273 - O Mal

Quando leu John Steinbeck na fabulosa história “ A Um Deus Desconhecido”, achou idiota que o homem acreditasse que o espírito do pai estava numa árvore frondosa. Anos depois desculpou o escritor porque, disse, para haver magia importa que se inventem magos. E inventando-os não percebeu que teria de inventar também a magia. Ou vê-la e ele, tão agarrado ao factual comezinho, nunca assistiu a um milagre. Apesar disso acreditava em muitas crendices e dava consigo a jogar a moeda ao ar e a recolhê-la nas costas da mão sapuda: - se for coroa o Benfica ganha.
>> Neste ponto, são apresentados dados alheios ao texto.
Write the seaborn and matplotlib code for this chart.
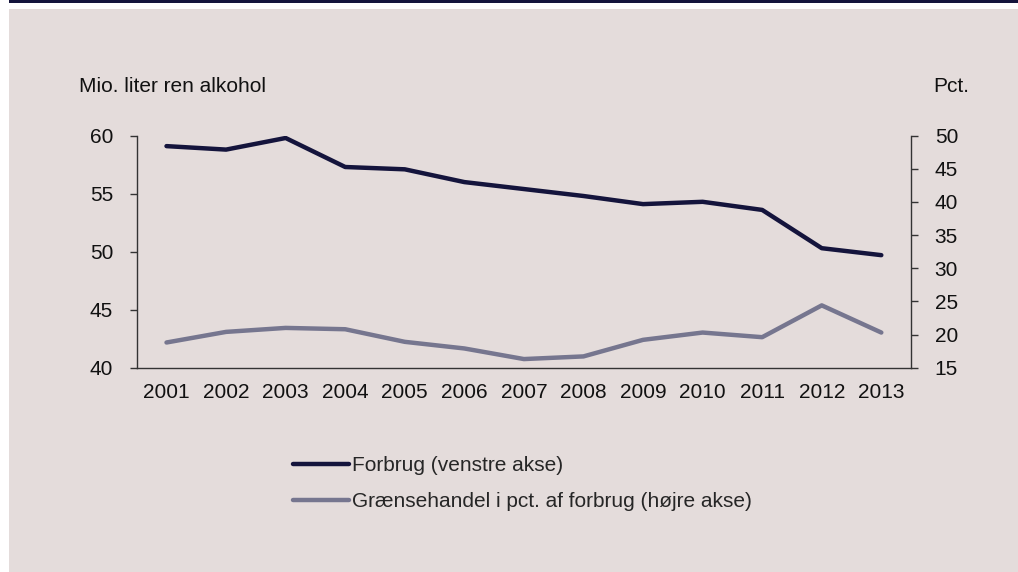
import pandas as pd
import numpy as np
import seaborn as sns
import matplotlib.pyplot as plt
from matplotlib.patches import Rectangle
from matplotlib.lines import Line2D

# Data
years = [2001, 2002, 2003, 2004, 2005, 2006, 2007, 2008, 2009, 2010, 2011, 2012, 2013]
forbrug = [59.1, 58.8, 59.8, 57.3, 57.1, 56.0, 55.4, 54.8, 54.1, 54.3, 53.6, 50.3, 49.7]
graense = [18.8, 20.4, 21.0, 20.8, 18.9, 17.9, 16.3, 16.7, 19.2, 20.3, 19.6, 24.4, 20.3]

left_ticks = [40, 45, 50, 55, 60]
right_ticks = [15, 20, 25, 30, 35, 40, 45, 50]

navy = '#14143c'
grey = '#76768f'
bg = '#e4dcdb'
fs = 15

df = pd.DataFrame({'year': years, 'forbrug': forbrug, 'graense': graense})

sns.set_style('ticks')
plt.rcParams['font.family'] = ['Liberation Sans', 'DejaVu Sans']
plt.rcParams['font.size'] = fs

fig = plt.figure(figsize=(10.18, 5.72), dpi=100)
fig.patch.set_facecolor('white')
# background panel + top band
fig.add_artist(Rectangle((9 / 1018, 0), 1, 1 - 9 / 572, transform=fig.transFigure,
                         facecolor=bg, edgecolor='none', zorder=0))
fig.add_artist(Rectangle((9 / 1018, 1 - 2.5 / 572), 1, 2.5 / 572, transform=fig.transFigure,
                         facecolor=navy, edgecolor='none', zorder=0))

ax = fig.add_axes([0.1343, 0.3572, 0.895 - 0.1343, 0.7628 - 0.3572])
ax.set_facecolor('none')
ax2 = ax.twinx()
ax2.set_facecolor('none')

sns.lineplot(data=df, x='year', y='forbrug', ax=ax, color=navy, linewidth=3.2,
             legend=False, solid_capstyle='round')
sns.lineplot(data=df, x='year', y='graense', ax=ax2, color=grey, linewidth=3.2,
             legend=False, solid_capstyle='round')

ax.set_xlim(years[0] - 0.5, years[-1] + 0.5)
ax.set_ylim(40, 60)
ax2.set_ylim(15, 50)
ax.set_xticks(years)
ax.set_xticklabels([str(y) for y in years])
ax.set_yticks(left_ticks)
ax2.set_yticks(right_ticks)
ax.set_xlabel('')
ax.set_ylabel('')
ax2.set_ylabel('')

for a in (ax, ax2):
    a.spines['top'].set_visible(False)
    for s in a.spines.values():
        s.set_color('#333333')
        s.set_linewidth(1.0)
ax.spines['right'].set_visible(False)
ax2.spines['left'].set_visible(False)
ax2.spines['bottom'].set_visible(False)

ax.tick_params(axis='x', length=0, pad=11, labelsize=fs, colors='#111111')
ax.tick_params(axis='y', length=5, width=1, pad=12, labelsize=fs, colors='#333333',
               labelcolor='#111111')
ax2.tick_params(axis='y', length=5, width=1, pad=12, labelsize=fs, colors='#333333',
                labelcolor='#111111')

fig.text(79 / 1018, 1 - 87 / 572, 'Mio. liter ren alkohol', fontsize=fs,
         ha='left', va='center', color='#111111')
fig.text(933 / 1018, 1 - 87 / 572, 'Pct.', fontsize=fs,
         ha='left', va='center', color='#111111')

handles = [Line2D([], [], color=navy, linewidth=3.2, solid_capstyle='round'),
           Line2D([], [], color=grey, linewidth=3.2, solid_capstyle='round')]
labels = ['Forbrug (venstre akse)', 'Grænsehandel i pct. af forbrug (højre akse)']
fig.legend(handles, labels, loc='upper left', bbox_to_anchor=(293 / 1018, 1 - 456 / 572),
           frameon=False, fontsize=fs, handlelength=2.7, handletextpad=0.15,
           labelspacing=0.82, borderpad=0, borderaxespad=0)

fig.savefig('out.png', dpi=100, facecolor=fig.get_facecolor())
Acreditava que o terço pendurado junto ao espelho, no interior do carro, lhe garantia a protecção de Deus e, ainda que envergonhado, persignava-se muito discretamente antes de arriscar o que quer que fosse. A seguir via o horóscopo para confirmar a sorte e, só então, avançava o que fosse de jogar. Um dia também ele adoeceu. Antes da consulta a um médico pediu conselhos, lavou-se com água de arruda, atendeu a todos os preceitos das várias simpatias recomendadas, deu ou esqueceu-se de dar os três pulinhos da praxe e nada surtia efeito. Continuava amarelo, com a urina escura, uma falta de forças notória e náuseas absurdas que lhe faziam quase vomitar as tripas. Elencou tudo o que poderia ser, de um simples mal olhado ao vodu que algum dos vários inimigos pudesse estar a fazer-lhe. Imaginava-se boneco de trapos a ser varado por sucessivas agulhas, pensava também que algum bruxedo estaria a ser feito com ajuda de uma peça de roupa íntima. Ai a malvada! Quando, já muito debilitado o médico enfim o viu, disse: - hepatite.